I guess, I should be an easy person to collaborate with – it is at maximum a quarter of my group’s production, may be even less, which is not made in some collaboration, interdisciplinary or international, or both. The most important collaborations in sol-gel community have been with Stephane Parola in Lyon on dense oxide coatings, with Yurii Gun’ko in Dublin on synthesis and characterization of crystalline oxide nanoparticles (especially generation of surface chirality), with Nicola Huesing (now in Salzburg), whom we helped with precursors for iron oxide doped ordered silica films, with Henny Bouwmeester and Dave Blank, and, of course, Gerald Spijksma in Twente – we made a tremendously exciting job on zirconium precursors together and succeeded in preparing hydrothermally stable microporous membranes, with Jaap Vente and colleagues at ECN we have advanced further in understanding of the solution chemistry of membrane synthesis, and with Wieslaw Strek in Wroclaw, and his colleagues Robert Pazik, Rafal Wiglusz and Leszek Kepinski we have made a lot on new approaches to luminescent biocompatible oxide nanoparticles. With Jean-Marie Nedelec in Clermont-Ferrand we have worked together on characterization of hierarchical TiO2 and of surface-active complex oxide nanoparticles for drug delivery and catalysis. With Vadim Guliants at the Catalysis Center, University of Cincinnati, USA we have developed mesoporous complex oxide catalysts. Home in Sweden it was the interdisciplinary aspects that dominated and we have worked with Lars Kloo at KTH in Stockholm on theoretical description of precursors, with Ingmar Persson at SLU on EXAFS characterization of precursors and materials, with Sebastian Håkansson and John Stenström at Microbiology Department of SLU – on encapsulation of microorganisms and biomolecules for environmental and food applications, with Lena Palmberg, Sven-Erik Dahlén and Boris Zhivotovsky at Karolinska Institute in Stockholm – on drug delivery materials and biological effects of nanomaterials. The most important collaborations that are both international and interdisciplinary have been with Andrei Shevelkov and his group at MSU on metal-metal bonding in alkoxide clusters, and with Regine Herbst-Irmer in Göttingen on treatment of twinned structures. I am sorry, there have been at least as many collaborations related to other Soft Chemistry Techniques, MOD and MOCVD, and also to more fundamental alkoxide chemistry, to…

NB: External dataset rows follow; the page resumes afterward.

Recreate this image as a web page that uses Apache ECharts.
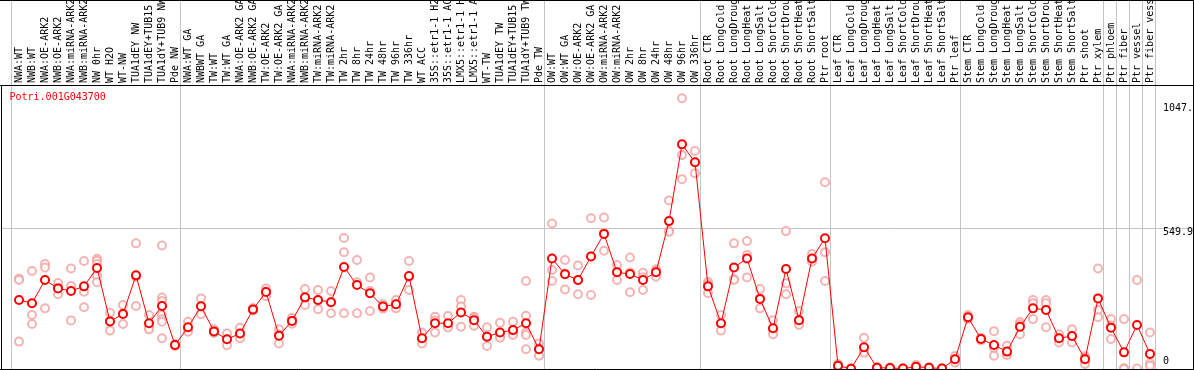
<!DOCTYPE html>
<html>
<head>
<meta charset="utf-8">
<script src="https://cdn.jsdelivr.net/npm/echarts@6/dist/echarts.min.js"></script>
<style>
html,body{margin:0;padding:0;background:#fff;}
#c{width:1194px;height:370px;}
</style>
</head>
<body>
<div id="c"></div>
<script>
const geneName = "Potri.001G043700";

const categories = [
  "NWA:WT","NWB:WT","NWA:OE-ARK2","NWB:OE-ARK2","NWA:miRNA-ARK2","NWB:miRNA-ARK2",
  "NW 0hr","WT H2O","WT-NW","TUA1dEY NW","TUA1dEY+TUB15 NW","TUA1dY+TUB9 NW","Pde NW",
  "NWA:WT GA","NWBWT GA","TW:WT","TW:WT GA","NWA:OE-ARK2 GA","NWB:OE-ARK2 GA",
  "TW:OE-ARK2","TW:OE-ARK2 GA","NWA:miRNA-ARK2 GA","NWB:miRNA-ARK2 GA","TW:miRNA-ARK2","TW:miRNA-ARK2 GA",
  "TW 2hr","TW 8hr","TW 24hr","TW 48hr","TW 96hr","TW 336hr","WT ACC",
  "35S::etr1-1 H2O","35S::etr1-1 ACC","LMX5::etr1-1 H2O","LMX5::etr1-1 ACC",
  "WT-TW","TUA1dEY TW","TUA1dEY+TUB15 TW","TUA1dY+TUB9 TW","Pde TW",
  "OW:WT","OW:WT GA","OW:OE-ARK2","OW:OE-ARK2 GA","OW:miRNA-ARK2","OW:miRNA-ARK2 GA",
  "OW 2hr","OW 8hr","OW 24hr","OW 48hr","OW 96hr","OW 336hr",
  "Root CTR","Root LongCold","Root LongDrought","Root LongHeat","Root LongSalt",
  "Root ShortCold","Root ShortDrought","Root ShortHeat","Root ShortSalt","Ptr root",
  "Leaf CTR","Leaf LongCold","Leaf LongDrought","Leaf LongHeat","Leaf LongSalt",
  "Leaf ShortCold","Leaf ShortDrought","Leaf ShortHeat","Leaf ShortSalt","Ptr leaf",
  "Stem CTR","Stem LongCold","Stem LongDrought","Stem LongHeat","Stem LongSalt",
  "Stem ShortCold","Stem ShortDrought","Stem ShortHeat","Stem ShortSalt","Ptr shoot",
  "Ptr xylem","Ptr phloem","Ptr fiber","Ptr vessel","Ptr fiber vessel"
];

const meanValues = [
  270,257,348,315,305,323,395,186,215,366,179,246,94,
  163,245,147,116,139,233,301,130,188,280,270,261,399,328,296,244,253,363,120,
  179,179,221,191,126,143,152,179,77,
  432,370,348,440,528,378,371,348,378,578,878,808,
  323,179,397,432,274,159,391,191,432,511,
  13,1,85,5,4,2,9,5,2,38,
  202,117,94,68,165,237,231,120,129,38,276,161,65,172,59
];

const replicateValues = [
  [354,348,107],[383,211,176],[410,397,237],[336,318,292],[393,324,190],[422,302,241],
  [431,423,410,365,339],[220,188,150],[250,218,176],[491,361,246],[211,163,155],
  [483,279,266,211,194,185,120],[98,92,90],
  [185,158,146],[276,245,214],[155,145,141],[139,116,93],[161,137,120],[238,232,229],
  [315,303,284],[155,135,100],[199,188,177],[313,278,250],[309,268,234],[305,261,218],
  [512,456,218],[426,339,218],[358,305,227],[253,244,236],[270,253,237],[422,360,309],
  [143,118,100],[204,190,143],[207,168,162],[270,244,165],[204,200,169],[163,126,90],
  [181,126,122],[185,139,133],[344,208,143,133,77],[100,80,52],
  [569,387,344],[426,373,311],[405,347,292],[589,440,289],[592,530,462],[406,380,348],
  [436,377,300],[376,359,309],[390,383,361],[659,539,536],[1058,836,742],[852,808,765],
  [341,332,296],[211,176,150],[491,352,348],[500,446,358],[313,274,237],[191,150,136],
  [539,335,292],[227,180,172],[449,430,419],[730,456,344],
  [20,15,5],[3,1,0],[122,70,64],[8,5,2],[6,4,2],[3,2,1],[16,8,3],[7,5,3],[3,2,1],[51,38,25],
  [211,200,195],[122,117,112],[148,82,52],[91,58,55],[184,175,136],[270,257,195],
  [270,257,163],[136,120,104],[155,128,104],[50,44,20],[393,231,202],[195,170,117],
  [195,3,0],[348,2],[143,22,13]
];

const yTickLabels = ["0","549.9","1047."];
const yTickValues = [0, 549.9, 1047];
const gridLineValues = [549.9];
// index of the last category in each group (-1 = before first)
const groupEnds = [-1,12,40,52,62,72,83,84,85,86,87];

const repPoints = [];
replicateValues.forEach((arr, i) => arr.forEach(v => repPoints.push([i, v])));

const FONT = "DejaVu Sans Mono";
const chart = echarts.init(document.getElementById('c'), null, {renderer: 'canvas'});
chart.setOption({
  animation: false,
  backgroundColor: '#ffffff',
  grid: {left: 12.5, right: 37.5, top: 85, bottom: 1, containLabel: false},
  xAxis: {
    type: 'category',
    position: 'top',
    data: categories,
    boundaryGap: true,
    axisLine: {show: false},
    axisTick: {show: false},
    splitLine: {show: false},
    axisLabel: {show: false}
  },
  yAxis: {
    type: 'value', min: 0, max: 1110, show: false
  },
  series: [
    {
      type: 'scatter',
      data: repPoints,
      symbol: 'emptyCircle',
      symbolSize: 8,
      z: 2,
      itemStyle: {color: '#f2a0a0', borderColor: '#f2a0a0', borderWidth: 1.4},
      silent: true
    },
    {
      type: 'line',
      data: meanValues,
      symbol: 'emptyCircle',
      symbolSize: 8,
      z: 4,
      lineStyle: {color: '#ff0000', width: 1},
      itemStyle: {color: '#ff0000', borderColor: '#ff0000', borderWidth: 1.6},
      silent: true
    }
  ]
});

const px0 = chart.convertToPixel({xAxisIndex: 0}, 0);
const px1 = chart.convertToPixel({xAxisIndex: 0}, 1);
const step = px1 - px0;
const yPix = v => chart.convertToPixel({yAxisIndex: 0}, v);

const W = 1194, BOTTOM = 369.5, TOPLINE = 85.5, RIGHT = 1193.5, LEFT = 1.5;
const grey = '#c4c4c4';
const g = [];
groupEnds.forEach(i => {
  const x = Math.round(px0 + i * step + 4.5) + 0.5;
  g.push({type: 'line', z: 0, silent: true,
    shape: {x1: x, y1: 0, x2: x, y2: BOTTOM},
    style: {stroke: grey, lineWidth: 1}});
});
gridLineValues.forEach(v => {
  const y = Math.round(yPix(v)) + 0.5;
  g.push({type: 'line', z: 0, silent: true,
    shape: {x1: LEFT, y1: y, x2: RIGHT, y2: y},
    style: {stroke: grey, lineWidth: 1}});
});
// category labels, rotated, reading bottom to top, starting just above the top line
categories.forEach((name, i) => {
  const x = chart.convertToPixel({xAxisIndex: 0}, i);
  g.push({type: 'text', z: 11, silent: true,
    x: x, y: 83, rotation: Math.PI / 2,
    style: {text: name, fill: '#000', font: '10px "' + FONT + '"',
      textAlign: 'left', textVerticalAlign: 'middle'}});
});
// frame
[[0, 0.5, W, 0.5], [0, TOPLINE, RIGHT, TOPLINE], [0, BOTTOM, RIGHT, BOTTOM],
 [LEFT, TOPLINE, LEFT, BOTTOM], [RIGHT, 0, RIGHT, BOTTOM]].forEach(s => {
  g.push({type: 'line', z: 12, silent: true,
    shape: {x1: s[0], y1: s[1], x2: s[2], y2: s[3]},
    style: {stroke: '#000', lineWidth: 1}});
});
// y tick labels
yTickValues.forEach((v, k) => {
  const y = yPix(v);
  const isZero = v === 0;
  g.push({type: 'text', z: 11, silent: true,
    x: 1163, y: isZero ? y - 3 : (k === 2 ? y + 2.5 : y - 0.5),
    style: {text: yTickLabels[k], fill: '#000', font: '10px "' + FONT + '"',
      textAlign: 'left', textVerticalAlign: isZero ? 'bottom' : 'top'}});
});
// gene name
g.push({type: 'text', z: 11, silent: true, x: 9.5, y: 92,
  style: {text: geneName, fill: '#ff0000', font: '10px "' + FONT + '"',
    textAlign: 'left', textVerticalAlign: 'top'}});

chart.setOption({graphic: g});
</script>
</body>
</html>
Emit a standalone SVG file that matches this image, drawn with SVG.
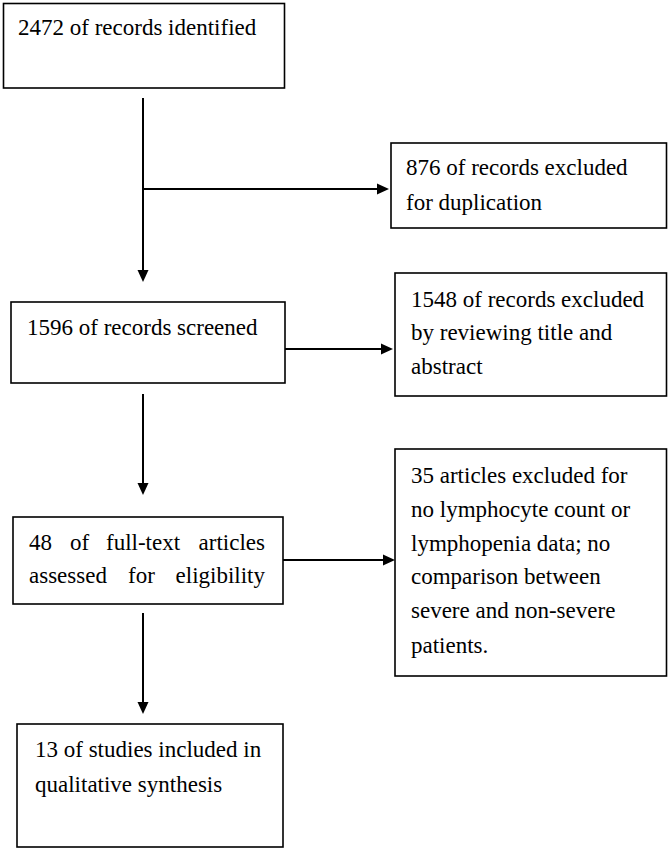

Could you let us know the main challenges you foresee for the sol- gel process and the sol-gel materials in the next future?
With the vivid interest in colloid chemistry and synthesis of nanomaterials for environmental and biomedical applications we see today, the sol-gel process and sol-gel materials are in fact entering their golden age now. The true scientific challenges will be in achieving better understanding at both fundamental and applied level of what is happening from the point of view of chemistry and biology at the organic inorganic interfaces and how the new materials are interacting and influencing/are influenced by biological media or leaving organisms. I have strong belief that the planned new COST actions will succeed in receiving EU funding and will open new forum for exchange of insights and ideas to shed light on this topic.
What is your wish for the sol-gel community?
Our society is active, functional and well organized. What we need is, of course, to grow and to involve the tremendously broad new generation of materials scientists that do great job on nanomaterials, not realizing that it is sol-gel technology they are working with, just like a hero in Moliere’s play did not realize he was speaking in prose. We need to reach these people both thematically and geographically and help them to find their way into our community. I look forward with great expectations to our next International Conference in China and hope to find new colleagues and meet many new members of our society there.